There is absolutely no way the people can be made to believe this is anyway near the Tuwid na Landas policy of the Aquino administration.

The guy who is tasked to run correctional facilities is himself facing charges of – get this – plunder. That’s grand theft of public finds.

We now, we know: People are presumed to be innocent until proven guilty, but we haev to reckon with public perception.

But any appointee to a public office  must not only be of impeccable credentials; he or she must be perceived to be men and women of proven “integrity, probity, and competence”?   

If there are doubts about any appointees’ character, the least the appointing power must do is to hold in abeyance his or her appointment.

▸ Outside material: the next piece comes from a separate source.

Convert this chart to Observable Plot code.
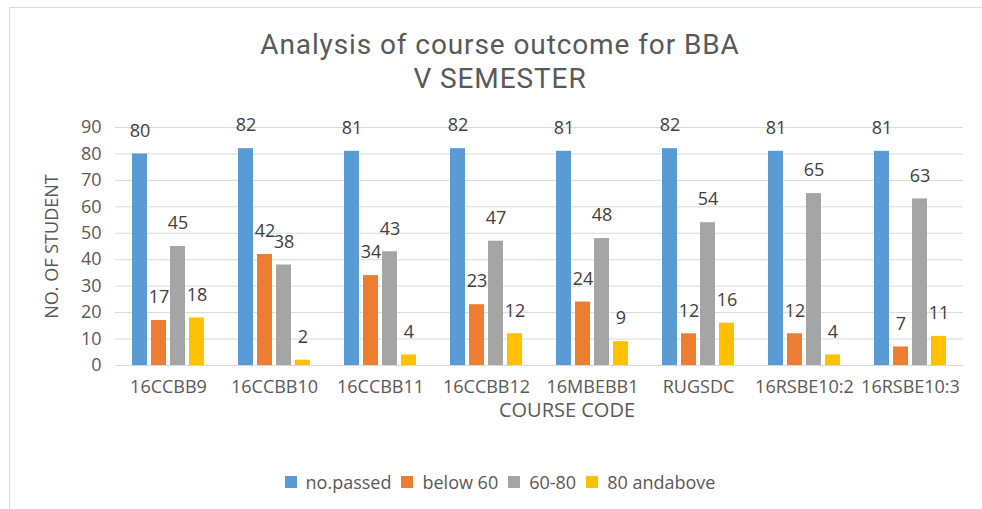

And why are former officials of state security forces – retired National Police and Armed Forces generals – continue to get their “golden parachutes” after leaving the service while our cops and soldiers continue to be ill-fed, inadequately equipped, and poorly armed?    

The thing is, if President Aquino set a very high moral standard for himself even while still  campaigning and reiterated his commitment to his Tuwid na Daan doctrine after he was installed in office, why should it be any less for his officials who, by definition, is an extension of the Executive department? 

Apparently the President made an effortless decision to appoint retired military general  Gaudencio Pangilinan Jr. as head of the Bureau of Corrections despite a pending plunder case against him.

Presidential Spokesman Edwin Lacierda said Pangilinan was being given the benefit of the doubt on the plunder case filed against him by retired Col. George Rabusa.

“Constitutionally speaking, he is presumed innocent until proven guilty,” Lacierda was quoted by a broadsheet as unabashedly saying.

“The President believes in his expertise in counter intelligence,” Lacierda said. “The order is to reform the agency. We believe in his competence.”

At his oath-taking Thursday, Pangilinan vowed to eradicate crime and preferential treatment at the national penitentiary.

Justice Secretary Leila de Lima, who administered his oath, said the President ordered Pangilinan to stop the proliferation of drugs and prostitution within the New Bilibid Prison.

Pangilinan said he needed time to review the systems in the bureau.

“It’s a totally different picture from what I grew up with in the military, so I have to adjust,” he said. s

Rabusa, a former military budget officer, claimed Pangilinan amassed some P88 million in military funds during his stint as executive assistant to then chief of staff Arturo Enrile.

Pangilinan had already filed his counter-affidavit before the Justice department, Lacierda said.

Lacierda said Pangilinan’s appointment papers were signed on July 19, or three days before he retired as head of the Northern Luzon Command.

A member of the Philippine Military Academy Class of 1979, Pangilinan previously led the Counter Intelligence Group of the Armed Forces.

As the first commander of Task Force Davao, he developed the module for counter-terrorism campaigns in urban areas.

He is a Philippine Legion of Honor recipient. He finished his master’s in Strategic Studies at the United States Army War College .

Pangilinan replaced former police general Ernesto Diokno as bureau head. Diokno resigned after influential inmates such as former Batangas governor Antonio Leviste were found able to get in and out of the national penitentiary without permission.